[Source code of charts]
• • • •

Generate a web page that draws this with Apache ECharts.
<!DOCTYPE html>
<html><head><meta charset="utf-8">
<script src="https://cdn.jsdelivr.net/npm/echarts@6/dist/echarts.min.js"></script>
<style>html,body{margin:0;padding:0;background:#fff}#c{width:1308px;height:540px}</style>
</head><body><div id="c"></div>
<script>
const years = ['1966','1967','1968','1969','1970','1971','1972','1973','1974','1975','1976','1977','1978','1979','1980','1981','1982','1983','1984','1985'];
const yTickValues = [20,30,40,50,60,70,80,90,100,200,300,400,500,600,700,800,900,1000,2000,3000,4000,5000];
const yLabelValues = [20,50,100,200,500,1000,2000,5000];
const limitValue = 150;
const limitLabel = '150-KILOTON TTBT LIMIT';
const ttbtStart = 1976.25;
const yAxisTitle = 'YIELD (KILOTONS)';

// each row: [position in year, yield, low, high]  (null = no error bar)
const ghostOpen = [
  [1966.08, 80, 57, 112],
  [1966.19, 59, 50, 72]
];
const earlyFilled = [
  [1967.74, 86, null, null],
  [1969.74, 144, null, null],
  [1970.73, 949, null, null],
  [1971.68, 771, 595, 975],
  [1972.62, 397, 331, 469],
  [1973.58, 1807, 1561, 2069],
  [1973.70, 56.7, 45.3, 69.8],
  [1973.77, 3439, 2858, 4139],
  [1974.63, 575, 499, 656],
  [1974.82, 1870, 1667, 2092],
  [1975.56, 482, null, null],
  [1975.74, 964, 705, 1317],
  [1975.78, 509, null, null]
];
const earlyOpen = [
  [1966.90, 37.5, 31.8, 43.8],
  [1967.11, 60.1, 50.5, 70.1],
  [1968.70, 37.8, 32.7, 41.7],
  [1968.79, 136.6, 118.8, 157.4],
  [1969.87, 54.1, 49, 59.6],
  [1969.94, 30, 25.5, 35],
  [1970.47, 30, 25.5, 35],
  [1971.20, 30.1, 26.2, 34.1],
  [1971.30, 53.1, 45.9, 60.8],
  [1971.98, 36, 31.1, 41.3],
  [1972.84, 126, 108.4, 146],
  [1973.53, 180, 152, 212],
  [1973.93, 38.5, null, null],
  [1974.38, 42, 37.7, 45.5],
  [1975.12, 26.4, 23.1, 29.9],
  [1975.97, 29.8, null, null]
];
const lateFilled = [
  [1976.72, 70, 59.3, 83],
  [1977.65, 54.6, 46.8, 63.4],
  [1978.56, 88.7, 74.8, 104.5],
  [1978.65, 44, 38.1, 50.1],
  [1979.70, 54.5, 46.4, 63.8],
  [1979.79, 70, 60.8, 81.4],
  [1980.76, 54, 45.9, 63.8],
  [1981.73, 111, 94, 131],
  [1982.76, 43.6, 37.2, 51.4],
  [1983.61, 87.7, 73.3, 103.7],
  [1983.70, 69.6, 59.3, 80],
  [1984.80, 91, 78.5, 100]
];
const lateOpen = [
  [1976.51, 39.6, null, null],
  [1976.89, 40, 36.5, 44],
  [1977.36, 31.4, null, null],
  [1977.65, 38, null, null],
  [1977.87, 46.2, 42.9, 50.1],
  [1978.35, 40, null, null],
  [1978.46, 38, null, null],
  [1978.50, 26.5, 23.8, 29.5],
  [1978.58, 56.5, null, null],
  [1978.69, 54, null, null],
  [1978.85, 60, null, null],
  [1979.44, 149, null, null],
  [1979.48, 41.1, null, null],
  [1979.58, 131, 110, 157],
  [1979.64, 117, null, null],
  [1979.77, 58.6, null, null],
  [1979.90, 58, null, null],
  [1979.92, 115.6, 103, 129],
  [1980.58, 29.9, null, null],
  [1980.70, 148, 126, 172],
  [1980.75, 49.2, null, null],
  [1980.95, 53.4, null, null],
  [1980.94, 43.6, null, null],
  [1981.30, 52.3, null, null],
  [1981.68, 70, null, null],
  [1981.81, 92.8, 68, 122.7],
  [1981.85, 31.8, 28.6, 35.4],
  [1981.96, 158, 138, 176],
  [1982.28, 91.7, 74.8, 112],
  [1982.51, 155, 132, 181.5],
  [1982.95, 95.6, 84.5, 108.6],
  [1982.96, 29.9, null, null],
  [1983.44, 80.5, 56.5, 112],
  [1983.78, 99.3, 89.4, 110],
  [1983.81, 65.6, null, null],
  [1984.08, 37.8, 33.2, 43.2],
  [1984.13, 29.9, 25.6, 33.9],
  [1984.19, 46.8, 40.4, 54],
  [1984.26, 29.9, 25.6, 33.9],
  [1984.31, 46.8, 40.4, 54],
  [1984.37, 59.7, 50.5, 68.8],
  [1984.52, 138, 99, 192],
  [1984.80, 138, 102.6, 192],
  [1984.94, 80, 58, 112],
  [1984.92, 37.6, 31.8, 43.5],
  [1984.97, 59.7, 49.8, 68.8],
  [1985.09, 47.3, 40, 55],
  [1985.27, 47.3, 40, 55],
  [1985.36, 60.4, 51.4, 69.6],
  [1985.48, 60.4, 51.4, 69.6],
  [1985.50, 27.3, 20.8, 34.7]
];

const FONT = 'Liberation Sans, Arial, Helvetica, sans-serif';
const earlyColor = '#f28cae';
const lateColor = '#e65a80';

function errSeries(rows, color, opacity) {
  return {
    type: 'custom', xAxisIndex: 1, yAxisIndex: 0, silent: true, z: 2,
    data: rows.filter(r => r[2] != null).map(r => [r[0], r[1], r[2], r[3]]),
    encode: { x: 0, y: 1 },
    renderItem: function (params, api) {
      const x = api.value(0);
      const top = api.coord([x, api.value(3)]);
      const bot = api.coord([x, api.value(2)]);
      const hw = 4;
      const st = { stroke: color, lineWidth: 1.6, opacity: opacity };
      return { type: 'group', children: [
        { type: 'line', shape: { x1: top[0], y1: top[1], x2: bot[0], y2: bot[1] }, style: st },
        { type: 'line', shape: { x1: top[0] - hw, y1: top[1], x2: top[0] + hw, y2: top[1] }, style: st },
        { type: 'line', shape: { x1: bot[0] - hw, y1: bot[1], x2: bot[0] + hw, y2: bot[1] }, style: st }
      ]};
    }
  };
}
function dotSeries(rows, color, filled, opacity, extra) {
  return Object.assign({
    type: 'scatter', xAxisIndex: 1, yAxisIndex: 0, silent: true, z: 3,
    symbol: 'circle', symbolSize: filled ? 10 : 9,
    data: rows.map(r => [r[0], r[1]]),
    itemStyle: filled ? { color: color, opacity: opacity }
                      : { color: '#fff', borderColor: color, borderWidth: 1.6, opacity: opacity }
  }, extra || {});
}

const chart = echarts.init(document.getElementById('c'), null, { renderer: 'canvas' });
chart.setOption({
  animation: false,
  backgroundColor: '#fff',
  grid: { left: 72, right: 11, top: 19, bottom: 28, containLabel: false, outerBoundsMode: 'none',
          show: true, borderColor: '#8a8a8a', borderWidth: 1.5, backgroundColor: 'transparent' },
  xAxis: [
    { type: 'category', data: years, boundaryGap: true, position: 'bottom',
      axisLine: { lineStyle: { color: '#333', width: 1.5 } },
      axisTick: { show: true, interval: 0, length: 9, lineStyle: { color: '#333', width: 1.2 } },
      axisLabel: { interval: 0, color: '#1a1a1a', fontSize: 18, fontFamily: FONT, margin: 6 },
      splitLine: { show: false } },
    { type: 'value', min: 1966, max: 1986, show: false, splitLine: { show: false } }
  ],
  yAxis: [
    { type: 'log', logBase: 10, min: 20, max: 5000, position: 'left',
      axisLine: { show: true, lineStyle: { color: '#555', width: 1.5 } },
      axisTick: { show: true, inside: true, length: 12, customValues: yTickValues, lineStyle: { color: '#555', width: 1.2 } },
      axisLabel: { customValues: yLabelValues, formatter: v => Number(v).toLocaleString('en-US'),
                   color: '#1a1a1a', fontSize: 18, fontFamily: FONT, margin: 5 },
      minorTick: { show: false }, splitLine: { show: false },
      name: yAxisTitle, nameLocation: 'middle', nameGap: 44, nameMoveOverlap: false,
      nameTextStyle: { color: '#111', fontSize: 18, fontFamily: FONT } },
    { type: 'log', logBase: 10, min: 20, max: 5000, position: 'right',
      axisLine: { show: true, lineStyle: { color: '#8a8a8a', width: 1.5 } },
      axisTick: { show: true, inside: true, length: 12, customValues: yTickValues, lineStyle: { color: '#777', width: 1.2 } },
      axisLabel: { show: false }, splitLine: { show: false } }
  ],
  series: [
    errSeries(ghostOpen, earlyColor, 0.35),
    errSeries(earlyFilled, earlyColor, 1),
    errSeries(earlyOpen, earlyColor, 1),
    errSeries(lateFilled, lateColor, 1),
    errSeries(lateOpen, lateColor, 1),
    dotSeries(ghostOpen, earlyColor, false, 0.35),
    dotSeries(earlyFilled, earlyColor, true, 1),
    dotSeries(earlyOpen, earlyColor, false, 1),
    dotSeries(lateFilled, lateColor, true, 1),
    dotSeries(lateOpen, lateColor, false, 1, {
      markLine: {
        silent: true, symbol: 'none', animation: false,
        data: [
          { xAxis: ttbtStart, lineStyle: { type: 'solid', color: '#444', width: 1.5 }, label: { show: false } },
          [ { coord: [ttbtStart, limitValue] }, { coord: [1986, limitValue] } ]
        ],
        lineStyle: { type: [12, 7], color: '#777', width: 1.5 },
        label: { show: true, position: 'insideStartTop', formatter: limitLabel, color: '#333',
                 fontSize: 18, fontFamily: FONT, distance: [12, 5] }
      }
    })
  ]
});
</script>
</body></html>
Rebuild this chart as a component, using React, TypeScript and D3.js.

• • • •

*Given instruction*: Quote exactly the opening line of the material above and every line after it, up to and including the line that contains "const yAxisTitle = 'YIELD (KILOTONS)';".

*Response*:
Generate a web page that draws this with Apache ECharts.
<!DOCTYPE html>
<html><head><meta charset="utf-8">
<script src="https://cdn.jsdelivr.net/npm/echarts@6/dist/echarts.min.js"></script>
<style>html,body{margin:0;padding:0;background:#fff}#c{width:1308px;height:540px}</style>
</head><body><div id="c"></div>
<script>
const years = ['1966','1967','1968','1969','1970','1971','1972','1973','1974','1975','1976','1977','1978','1979','1980','1981','1982','1983','1984','1985'];
const yTickValues = [20,30,40,50,60,70,80,90,100,200,300,400,500,600,700,800,900,1000,2000,3000,4000,5000];
const yLabelValues = [20,50,100,200,500,1000,2000,5000];
const limitValue = 150;
const limitLabel = '150-KILOTON TTBT LIMIT';
const ttbtStart = 1976.25;
const yAxisTitle = 'YIELD (KILOTONS)';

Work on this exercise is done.